Выступил Черчилль и в длинной и запутанной речи стал доказывать, что с вопросом о расчленении [Германии] не следует торопиться. В принципе он, Черчилль, за расчленение, но как, на сколько частей, при каких условиях? Это Черчиллю неясно. Нужно внимательно изучить проблему с этнографической, экономической, политической и др[угих] точек зрения. Только тогда можно будет принимать окончательное решение. В Тегеране и Москве намечался лишь подход к проблеме, сейчас надо создать специальную комиссию для изучения самой проблемы и подождать ее выводов и предложений. Впредь до того бритпра резервирует свое мнение…

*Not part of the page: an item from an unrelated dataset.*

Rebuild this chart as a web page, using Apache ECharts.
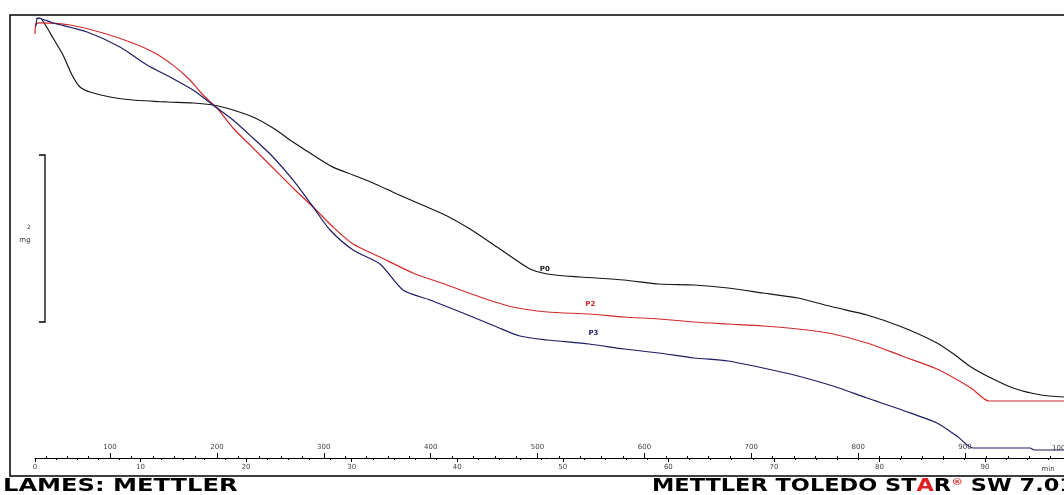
<!DOCTYPE html>
<html>
<head>
<meta charset="utf-8">
<script src="https://cdn.jsdelivr.net/npm/echarts@6/dist/echarts.min.js"></script>
<style>
  html, body { margin: 0; padding: 0; background: #fff; }
  #chart { width: 1064px; height: 495px; }
</style>
</head>
<body>
<div id="chart"></div>
<script>
// ---- data: [time (min), relative mass] ----
const curveP0 = [
  [0.09,100.23],[0.47,100.46],[1.04,98.63],[1.71,95.89],[2.65,92.01],[3.51,87.44],[4.26,84.70],
  [5.21,83.56],[7.11,82.42],[9.28,81.74],[12.50,81.28],[14.97,81.05],[16.86,80.59],[18.76,79.45],
  [20.65,77.85],[22.55,75.34],[24.44,72.15],[26.34,69.18],[28.23,66.41],[30.13,64.61],[32.02,62.79],
  [34.29,60.27],[36.47,57.99],[39.03,55.25],[41.21,52.28],[43.77,48.17],[45.28,45.66],[46.89,43.15],
  [48.50,42.01],[51.63,41.32],[55.80,40.64],[59.11,39.73],[62.43,39.50],[65.65,38.81],[68.97,37.67],
  [72.28,36.53],[75.60,34.47],[78.82,32.65],[82.13,29.91],[85.45,26.26],[87.15,23.52],[88.67,20.78],
  [90.38,18.49],[92.65,15.98],[95.30,14.38],[97.48,13.93]
];
const curveP2 = [
  [0.00,96.80],[0.09,99.09],[0.47,99.32],[3.32,98.86],[6.44,97.03],[9.00,94.98],[11.18,92.69],
  [13.07,89.70],[14.68,86.30],[15.92,82.88],[17.24,79.91],[18.76,75.34],[20.65,70.78],[22.55,66.21],
  [24.44,61.64],[26.34,57.31],[28.23,52.74],[30.13,48.86],[32.68,45.89],[35.81,42.24],[39.03,39.50],
  [42.16,36.76],[45.28,34.47],[48.50,33.33],[52.48,32.88],[55.80,32.19],[59.11,31.74],[62.43,31.05],
  [65.65,30.59],[68.97,30.14],[72.28,29.45],[75.60,28.31],[78.82,26.26],[82.13,23.29],[85.45,20.32],
  [88.67,15.98],[90.38,13.01],[97.48,13.01]
];
const curveP3 = [
  [0.09,98.63],[0.28,100.46],[1.71,99.32],[4.93,97.26],[8.05,93.84],[10.61,89.73],[12.79,86.99],
  [14.97,84.02],[16.86,80.59],[18.76,77.17],[20.65,73.06],[22.55,68.72],[24.44,63.47],[26.34,57.31],
  [27.95,52.05],[30.13,47.49],[32.68,44.29],[34.86,38.36],[37.42,36.07],[40.54,33.11],[43.77,29.91],
  [45.94,27.85],[48.50,26.94],[52.48,26.03],[55.80,24.89],[59.11,23.97],[62.43,22.83],[65.65,22.15],
  [68.97,20.55],[72.28,18.72],[75.60,16.44],[78.82,13.70],[82.13,10.96],[85.45,7.99],[87.44,4.79],
  [88.86,2.28],[94.27,2.28],[94.65,1.83],[97.48,1.83]
];
const curveNames = ['P0', 'P2', 'P3'];
const curveLabelAt = [[48.3, 42.0], [52.6, 32.9], [52.9, 26.0]];

// ---- axes ----
const timeLabels = [0, 10, 20, 30, 40, 50, 60, 70, 80, 90];
const tempLabels = [100, 200, 300, 400, 500, 600, 700, 800, 900];
const timeRange = [0, 97.48];
const tempRange = [29.8, 992.6];
const massRange = [0, 101.14];
const scaleBar = [31.05, 69.18];
const scaleBarText = ['2', 'mg'];

const tempMinor = [];
for (let t = 40; t <= 980; t += 20) if (t % 100 !== 0) tempMinor.push(t);

const colors = ['#151515', '#d02a2a', '#1c1c66'];
const labelDist = [1, 6, 7];

const chart = echarts.init(document.getElementById('chart'), null, { renderer: 'canvas' });

const labelFont = { fontSize: 7, color: '#444', fontFamily: 'DejaVu Sans', formatter: v => String(v) };

const option = {
  animation: false,
  backgroundColor: '#ffffff',
  grid: { left: 35, right: 0, top: 15, bottom: 37, containLabel: false },
  xAxis: [
    {
      type: 'value', position: 'bottom', min: timeRange[0], max: timeRange[1], interval: 10,
      axisLine: { show: true, lineStyle: { color: '#000', width: 1 } },
      axisTick: { show: true, length: 4, lineStyle: { color: '#000' } },
      minorTick: { show: true, splitNumber: 5, length: 2, lineStyle: { color: '#000' } },
      splitLine: { show: false }, minorSplitLine: { show: false },
      axisLabel: Object.assign({ customValues: timeLabels, margin: 6 }, labelFont)
    },
    {
      type: 'value', position: 'bottom', min: tempRange[0], max: tempRange[1],
      axisLine: { show: false },
      axisTick: { show: true, inside: true, length: 5, customValues: tempLabels, lineStyle: { color: '#000' } },
      splitLine: { show: false },
      axisLabel: Object.assign({ inside: true, customValues: tempLabels, margin: 7 }, labelFont)
    },
    {
      type: 'value', position: 'bottom', min: tempRange[0], max: tempRange[1],
      axisLine: { show: false },
      axisTick: { show: true, inside: true, length: 2, customValues: tempMinor, lineStyle: { color: '#000' } },
      splitLine: { show: false },
      axisLabel: { show: false }
    }
  ],
  yAxis: { type: 'value', min: massRange[0], max: massRange[1], show: false },
  series: [curveP0, curveP2, curveP3].map((d, i) => ({
    name: curveNames[i],
    type: 'line',
    xAxisIndex: 0,
    data: d,
    showSymbol: false,
    smooth: 0.25,
    lineStyle: { color: colors[i], width: 1.2 },
    itemStyle: { color: colors[i] },
    markPoint: {
      symbol: 'circle', symbolSize: 1,
      itemStyle: { color: 'rgba(0,0,0,0)' },
      label: {
        show: true, position: 'top', distance: labelDist[i], formatter: curveNames[i],
        fontSize: 7, fontWeight: 'bold', color: colors[i], fontFamily: 'DejaVu Sans'
      },
      data: [{ coord: curveLabelAt[i] }]
    }
  }))
};
chart.setOption(option);

// decorations derived from the axes
const yTop = chart.convertToPixel({ yAxisIndex: 0 }, scaleBar[1]);
const yBot = chart.convertToPixel({ yAxisIndex: 0 }, scaleBar[0]);
const xBar = 45;

chart.setOption({
  graphic: [
    { type: 'rect', shape: { x: 10, y: 15, width: 1100, height: 461 },
      style: { fill: 'none', stroke: '#000', lineWidth: 1.5 }, z: 10 },
    { type: 'polyline', shape: { points: [[xBar - 6, yTop], [xBar, yTop], [xBar, yBot], [xBar - 6, yBot]] },
      style: { fill: 'none', stroke: '#000', lineWidth: 1.3 }, z: 10 },
    { type: 'text', x: 29, y: 227, style: { text: scaleBarText[0], font: '6px "DejaVu Sans"', fill: '#333', align: 'center', verticalAlign: 'middle' }, z: 10 },
    { type: 'text', x: 25, y: 240, style: { text: scaleBarText[1], font: '7px "DejaVu Sans"', fill: '#333', align: 'center', verticalAlign: 'middle' }, z: 10 },
    { type: 'text', x: 1048, y: 469, style: { text: 'min', font: '7px "DejaVu Sans"', fill: '#444', align: 'center', verticalAlign: 'middle' }, z: 10 },
    { type: 'text', x: 1052, y: 448, style: { text: '1000', font: '7px "DejaVu Sans"', fill: '#444', align: 'left', verticalAlign: 'middle' }, z: 10 },
    { type: 'text', x: 3, y: 487, scaleX: 1.42,
      style: { text: 'LAMES: METTLER', font: 'bold 17px "DejaVu Sans"', fill: '#000', verticalAlign: 'middle' }, z: 10 },
    { type: 'text', x: 652, y: 487, scaleX: 1.32,
      style: {
        text: '{a|METTLER TOLEDO ST}{r|A}{a|R}{s|®}{a| SW 7.01}',
        verticalAlign: 'middle',
        rich: {
          a: { font: 'bold 17px "DejaVu Sans"', fill: '#000' },
          r: { font: 'bold 17px "DejaVu Sans"', fill: '#e02020' },
          s: { font: 'bold 9px "DejaVu Sans"', fill: '#e02020', verticalAlign: 'top', padding: [0, 0, 8, 0] }
        }
      }, z: 10 }
  ]
});
</script>
</body>
</html>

– Если говорить лично, – продолжал Черчилль, – то мне рисуется разделение Германии на два государства: Пруссия и Южная Германия (со столицей в Вене).
…Сталин думает, что вопрос о репарациях будет обсуждаться сегодня. Между тем составленная мной «Формула» по репарациям, которую я вчера направил Молотову, Сталиным еще не одобрена. Больше того: как выяснилось из моего разговора с Молотовым перед завтраком, Сталин еще не видел моей «Формулы». Да и сам Молотов при мне начал было читать, но на половине не дочитал, так как в этот момент как раз появились гости. Как же быть?..
…Обращаясь к Сталину, Рузвельт спросил:
– Я слышал, что вы хотели бы в порядке репараций использовать германский труд… Скажите, сколько человек вам потребуется?
Несколько неожиданно для меня Сталин ответил:
– Мы еще не готовы к этому вопросу. Вот материальные репарации – дело другое. У нас имеется план материальных репараций.
Черчилль, внимательно взглянув на Сталина, произнес:
– Было бы интересно кое-что узнать об этом плане.
Тут Сталин круто повернулся ко мне (я сидел слева от него), и несколько небрежно бросил: «Докладывайте».
– Но вы же не видали моей «Формулы»!
– Ничего, докладывайте! – еще более категорично повторил Сталин. – Только не касайтесь вопроса о труде.
Молотов, сидевший справа от Сталина, наклонился к нему и взволнованно спросил:
– И цифру назвать?
– Да, и цифру назвать, – отрезал Сталин.
– Какую? – продолжал Молотов, намекая на наши споры в Москве о цифре советских претензий. – Пять или десять?
– Десять! – ответил Сталин.
Итак, в одно мгновение все было решено. К счастью, в портфеле у меня находились все необходимые материалы. Я вытащил их оттуда и, обращаясь к Сталину, спросил:
– Вы разрешите говорить мне прямо по-английски?